►

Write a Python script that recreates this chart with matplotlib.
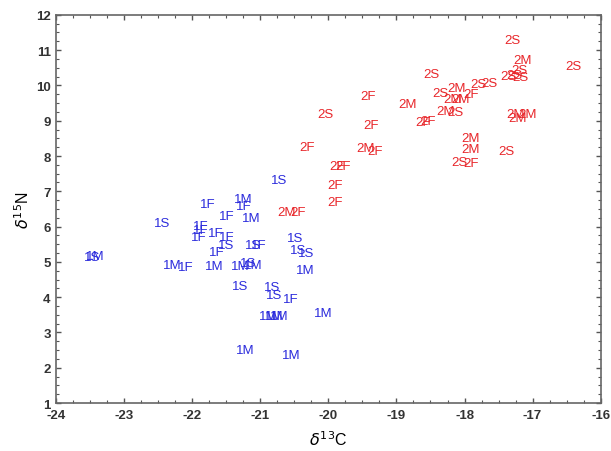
import matplotlib.pyplot as plt
from matplotlib.ticker import MultipleLocator

plt.rcParams['font.family'] = ['Liberation Sans', 'DejaVu Sans']
plt.rcParams['axes.unicode_minus'] = False

# group 1 samples (labels, delta13C, delta15N)
labels_1 = ['1S', '1M', '1F', '1F', '1F', '1M', '1S',
            '1F', '1F', '1F', '1F', '1F', '1S', '1F',
            '1S', '1F', '1S', '1S', '1S', '1M',
            '1S', '1M', '1M', '1F', '1M', '1M', '1S', '1M',
            '1S', '1S', '1S', '1F', '1M', '1M', '1M', '1M',
            '1M', '1M']
d13c_1 = [-20.73, -21.25, -21.25, -21.78, -21.49, -21.14, -22.45,
          -21.88, -21.88, -21.90, -21.65, -21.49, -21.50, -21.64,
          -21.10, -21.03, -20.49, -20.45, -20.32, -20.34,
          -23.47, -23.42, -22.30, -22.10, -21.68, -21.29, -21.18, -21.10,
          -21.29, -20.83, -20.80, -20.56, -20.88, -20.80, -20.72, -20.07,
          -21.22, -20.54]
d15n_1 = [7.32, 6.78, 6.58, 6.64, 6.31, 6.25, 6.10,
          6.03, 5.89, 5.70, 5.82, 5.70, 5.48, 5.27,
          5.48, 5.48, 5.68, 5.34, 5.25, 4.77,
          5.14, 5.18, 4.91, 4.85, 4.89, 4.88, 4.97, 4.91,
          4.33, 4.28, 4.07, 3.95, 3.47, 3.47, 3.47, 3.54,
          2.50, 2.36]

# group 2 samples
labels_2 = ['2M', '2F', '2F', '2F', '2F', '2F',
            '2F', '2M', '2S', '2F', '2F', '2F',
            '2F', '2M', '2F', '2M', '2M', '2S', '2F', '2S',
            '2M', '2M', '2M', '2M', '2S',
            '2M', '2M', '2S', '2M', '2F',
            '2S', '2M', '2S', '2S', '2S', '2S', '2S',
            '2S', '2S', '2S']
d13c_2 = [-20.61, -20.44, -19.87, -19.78, -19.90, -19.90,
          -19.41, -18.84, -20.04, -19.38, -18.61, -18.54,
          -20.31, -19.46, -19.32, -17.91, -17.91, -18.08, -17.91, -17.38,
          -17.25, -17.22, -17.08, -18.28, -18.13,
          -18.18, -18.06, -18.35, -18.11, -17.91,
          -17.29, -17.15, -17.19, -17.35, -17.26, -17.18, -16.40,
          -18.49, -17.79, -17.63]
d15n_2 = [6.41, 6.42, 7.73, 7.73, 7.19, 6.69,
          9.70, 9.48, 9.19, 8.88, 8.97, 9.00,
          8.25, 8.22, 8.15, 8.51, 8.20, 7.82, 7.80, 8.13,
          9.19, 9.08, 9.19, 9.27, 9.24,
          9.62, 9.62, 9.78, 9.92, 9.76,
          11.29, 10.71, 10.44, 10.26, 10.30, 10.23, 10.55,
          10.31, 10.05, 10.07]

fig, ax = plt.subplots(figsize=(6.11, 4.52), dpi=100)
fig.subplots_adjust(left=0.092, right=0.983, bottom=0.106, top=0.965)

for lab, x, y in zip(labels_1, d13c_1, d15n_1):
    ax.text(x, y, lab, color='#2b2bdc', fontsize=9.5, ha='center', va='center')
for lab, x, y in zip(labels_2, d13c_2, d15n_2):
    ax.text(x, y, lab, color='#e8262a', fontsize=9.5, ha='center', va='center')

ax.set_xlim(-24, -16)
ax.set_ylim(1, 12)
ax.xaxis.set_major_locator(MultipleLocator(1))
ax.xaxis.set_minor_locator(MultipleLocator(0.25))
ax.yaxis.set_major_locator(MultipleLocator(1))
ax.yaxis.set_minor_locator(MultipleLocator(0.25))
ax.tick_params(which='both', direction='in', top=True, right=True,
               color='#555555', labelsize=9.5, labelcolor='#333333')
ax.tick_params(which='major', length=3.5, width=1, pad=4)
ax.tick_params(which='minor', length=2, width=0.8)
for lbl in ax.get_xticklabels() + ax.get_yticklabels():
    lbl.set_fontweight('bold')
for sp in ax.spines.values():
    sp.set_color('#666666')
    sp.set_linewidth(1.2)

ax.set_xlabel(r'$\delta^{13}$C', fontsize=11.5, labelpad=6)
ax.set_ylabel(r'$\delta^{15}$N', fontsize=11.5, labelpad=3)

plt.savefig('out.png', dpi=100)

◄

■ **WHAT IS ASKED**
Could the lines from the top of the material through the line with "plt.rcParams['axes.unicode_minus'] = False" be repeated exactly, pictures left out?

■ **RESULT BELOW**
Write a Python script that recreates this chart with matplotlib.
import matplotlib.pyplot as plt
from matplotlib.ticker import MultipleLocator

plt.rcParams['font.family'] = ['Liberation Sans', 'DejaVu Sans']
plt.rcParams['axes.unicode_minus'] = False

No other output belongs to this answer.